One video, which attracted more than 500,000 likes before it was removed, shows a farmer slicing unripe seed pods in a field of poppies, presumably to harvest the resin for heroin production.
“Here in the mountains, there are only hard workers,” says a voice-over. “Just good people.”
In another video, from a now-disabled account called “The clown of the CJNG,” in reference to the Jalisco cartel, a figure dressed in black with a bulletproof vest and an AR-15 rifle does a dance move known as the Floss.
Such videos may be intended for a Mexican audience, but for users in the United States who help promote them, they tap into an increasingly popular fascination with the cartel world, one propagated by shows like “Narcos” on Netflix.
That was in part the allure for Mr.
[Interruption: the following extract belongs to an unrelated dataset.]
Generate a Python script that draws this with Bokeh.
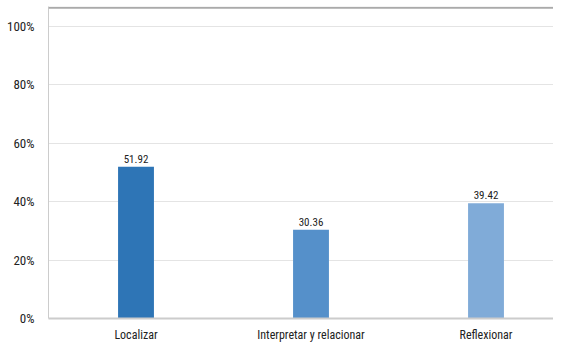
from bokeh.plotting import figure
from bokeh.models import ColumnDataSource, Range1d, FixedTicker, Span, LabelSet, NumeralTickFormatter
from bokeh.core.properties import value
from bokeh.embed import file_html
from bokeh.resources import INLINE

categories = ["Localizar", "Interpretar y relacionar", "Reflexionar"]
values = [51.92, 30.36, 39.42]
colors = ["#2E75B6", "#5590CA", "#80ABD8"]
y_ticks = [0, 20, 40, 60, 80, 100]

FONT = "Roboto Condensed"

xs = list(range(len(categories)))
src = ColumnDataSource(dict(x=xs, v=values, c=colors,
                            lab=[f"{v:.2f}" for v in values]))

p = figure(width=553, height=344, output_backend="svg", toolbar_location=None,
           x_range=Range1d(-0.5, -0.5 + 505 / 175), y_range=Range1d(0, 106.8),
           min_border_left=48, min_border_right=0, min_border_top=6, min_border_bottom=18)
p.outline_line_color = None
p.background_fill_color = "white"

p.vbar(x="x", top="v", width=0.205, fill_color="c", line_color=None, source=src)

p.add_layout(LabelSet(x="x", y="v", text="lab", source=src, text_align="center",
                      y_offset=4, text_font_size=value("11px"), text_color="#222222",
                      text_font=value(FONT)))

p.add_layout(Span(location=106.4, dimension="width", line_color="#aaaaaa", line_width=2))

p.xaxis.ticker = FixedTicker(ticks=xs)
p.xaxis.major_label_overrides = {i: c for i, c in enumerate(categories)}
p.xaxis.major_tick_line_color = None
p.xaxis.minor_tick_line_color = None
p.xaxis.axis_line_color = "#cccccc"
p.xaxis.axis_line_width = 2
p.xaxis.major_label_text_font = FONT
p.xaxis.major_label_text_font_size = "12px"
p.xaxis.major_label_text_color = "#222222"
p.xaxis.major_label_standoff = 3

p.yaxis.ticker = FixedTicker(ticks=y_ticks)
p.yaxis.formatter = NumeralTickFormatter(format="0")
p.yaxis.major_label_overrides = {t: f"{t}%" for t in y_ticks}
p.yaxis.major_tick_line_color = None
p.yaxis.minor_tick_line_color = None
p.yaxis.axis_line_color = "#cccccc"
p.yaxis.axis_line_width = 1
p.yaxis.major_label_text_font = FONT
p.yaxis.major_label_text_font_size = "13px"
p.yaxis.major_label_text_color = "#222222"
p.yaxis.major_label_standoff = 8

p.xgrid.grid_line_color = None
p.ygrid.grid_line_color = "#e4e4e4"
p.ygrid.grid_line_width = 1

open("out.html", "w").write(file_html(p, INLINE))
Angeles, the California teenager, whose parents emigrated from Mexico before he was born.
Even as he acknowledged the real-world violence behind the videos, Cartel TikTok has become a way of connecting with Mexican popular culture from a safe distance.
“There’s a difference between watching ‘Narcos’ and getting kidnapped by one,” Mr. Angeles said.
The videos also provide a stark reminder of what life may have looked like had his parents not sought better opportunities north of the border.
“I could’ve been in that lifestyle,” Mr. Angeles said. But “I would much rather be broke and nameless than rich and famous.”